С кирзовой сумкой в руках подруги исчезли. От обуявшего её ужаса комсомолка Вокуева истово перекрестилась. «Пускай несут, такой заморыш не жилец на белом свете. Он скорей всего от Рогалика, такой же чахоточный. Напоил, урод и воспользовался! А этот славненький, упитанный. Только бы нам получше устроиться… Где же девок черти носят, небось кинут в помойку возле общаги, тогда точно найдут и выгонят».
Хохоча, с тремя бутылками в руках вернулись подружки.
– Слышь, мамаша, твой засранец ожил.
– Да, мы спакойно едем адинадцатым номером…
– Оно как запищит!
– Пассажиры абалдели…
– Сама ты, Клавка, обалдела, не ври. С перепугу чуть в рейтузы не наделала. Сумку ногой пинает, от себя подальше. Я её схватила и в дверь…
– Клавку?
– Сумку, дура! Клавка за мной выскочила, стоим хохочем, а оно блажит во всю глотку. Смотрим, машина стоит…
– Пабеда.
– Да, и никого вокруг.
– Я аткрыла дверцу…
– Сунули его на заднее сиденье и дали дёру.
– Патом с ребятами пазнакомились…
– Тебе только рябят подавай, лупоглазая, открывай фугаску.

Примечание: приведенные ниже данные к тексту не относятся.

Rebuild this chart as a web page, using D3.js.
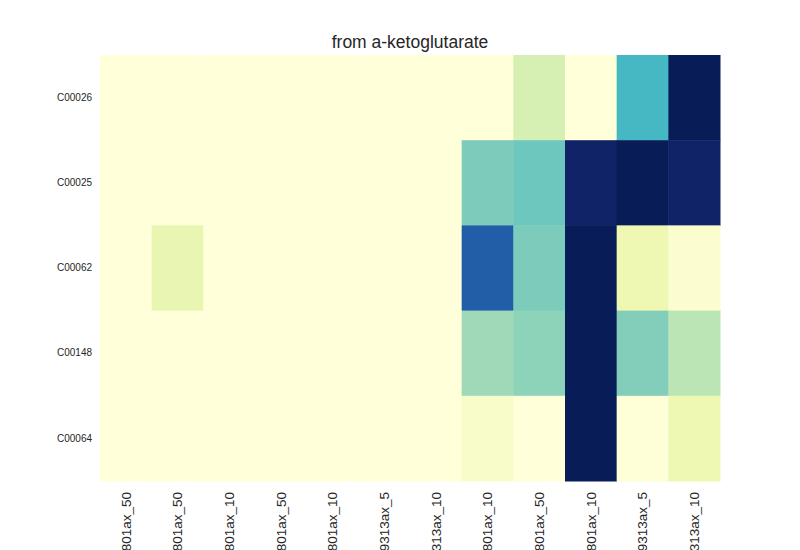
<!DOCTYPE html>
<html>
<head>
<meta charset="utf-8">
<script src="https://cdn.jsdelivr.net/npm/d3@7"></script>
<style>
  html, body { margin: 0; padding: 0; background: #fff; }
  svg { display: block; }
  text { font-family: "Liberation Sans", Arial, sans-serif; fill: #262626; }
</style>
</head>
<body>
<svg id="chart" width="800" height="550"></svg>
<script>
// ---- data ----
const title = "from a-ketoglutarate";
const rows = ["C00026", "C00025", "C00062", "C00148", "C00064"];
const columns = [
  "MG00801ax_50", "MG10801ax_50", "MG00801ax_10", "MG20801ax_50", "MG10801ax_10", "MG09313ax_5",
  "MG09313ax_10", "MG20801ax_10", "MG30801ax_50", "MG30801ax_10", "MG19313ax_5", "MG19313ax_10"
];
const valC00026 = [0, 0, 0, 0, 0, 0, 0, 0, 0.20, 0, 0.49, 1.00];
const valC00025 = [0, 0, 0, 0, 0, 0, 0, 0.38, 0.41, 0.97, 1.00, 0.97];
const valC00062 = [0, 0.14, 0, 0, 0, 0, 0, 0.75, 0.38, 1.00, 0.12, 0.03];
const valC00148 = [0, 0, 0, 0, 0, 0, 0, 0.32, 0.35, 1.00, 0.37, 0.27];
const valC00064 = [0, 0, 0, 0, 0, 0, 0, 0.05, 0, 1.00, 0.005, 0.12];
const matrix = [valC00026, valC00025, valC00062, valC00148, valC00064];
const ylgnbu = ["#ffffd9", "#edf8b1", "#c7e9b4", "#7fcdbb", "#41b6c4", "#1d91c0", "#225ea8", "#253494", "#081d58"];

// ---- layout ----
const svg = d3.select("#chart");
const margin = { left: 100, right: 80, top: 55, bottom: 69 };
const W = 800, H = 550;

const x = d3.scaleBand().domain(d3.range(columns.length)).range([margin.left, W - margin.right]).padding(0);
const y = d3.scaleBand().domain(rows).range([margin.top, H - margin.bottom]).padding(0);
const color = d3.scaleLinear()
  .domain(ylgnbu.map((c, i) => i / (ylgnbu.length - 1)))
  .range(ylgnbu)
  .interpolate(d3.interpolateRgb)
  .clamp(true);

const cells = [];
matrix.forEach((vals, r) => vals.forEach((v, c) => cells.push({ row: rows[r], col: c, v })));

svg.append("g").selectAll("rect").data(cells).join("rect")
  .attr("x", d => x(d.col))
  .attr("y", d => y(d.row))
  .attr("width", x.bandwidth() + 0.5)
  .attr("height", y.bandwidth() + 0.5)
  .attr("fill", d => color(d.v));

// y axis labels
const yAxis = d3.axisLeft(y).tickSize(0).tickPadding(8);
const gy = svg.append("g").attr("transform", `translate(${margin.left},0)`).call(yAxis);
gy.select(".domain").remove();
gy.selectAll("text").style("font-size", "10px").style("font-family", "Liberation Sans, Arial, sans-serif").attr("fill", "#262626");

// x axis labels
const xAxis = d3.axisBottom(x).tickSize(0).tickFormat(i => columns[i]);
const gx = svg.append("g").attr("transform", `translate(0,${H - margin.bottom})`).call(xAxis);
gx.select(".domain").remove();
gx.selectAll("text")
  .style("font-size", "13.5px")
  .style("font-family", "Liberation Sans, Arial, sans-serif")
  .attr("fill", "#262626")
  .attr("text-anchor", "end")
  .attr("transform", "rotate(-90)")
  .attr("x", -11)
  .attr("y", 0)
  .attr("dy", "0.35em");

// title
svg.append("text")
  .attr("x", (margin.left + W - margin.right) / 2)
  .attr("y", 48)
  .attr("text-anchor", "middle")
  .style("font-size", "17.5px")
  .text(title);
</script>
</body>
</html>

Под утро комнатный совет принял решение: «Пусть этот козёл Семён узнает, где раки зимуют.» – «Надо его козла пугнуть, как следует, козлину.» – «Выложить козлу на стол ребёнка и уйти.» – «Что он, козёл, на это скажет!» – «Козёл!» – «Мы бы пошли с тобой, но пора на занятия, а ты вали прямо к Семёну – козлу и…» – «На глани для жути стакан вер – мути и,.. ежели чё, то мы с тобой, после занятий…» – «Скажем, насильничал козёл!» – «Пей до дна…» – «А моей зачётки в сумке не было?» – «Нет.» – «Где же она?» – «Да на кой она тебе?»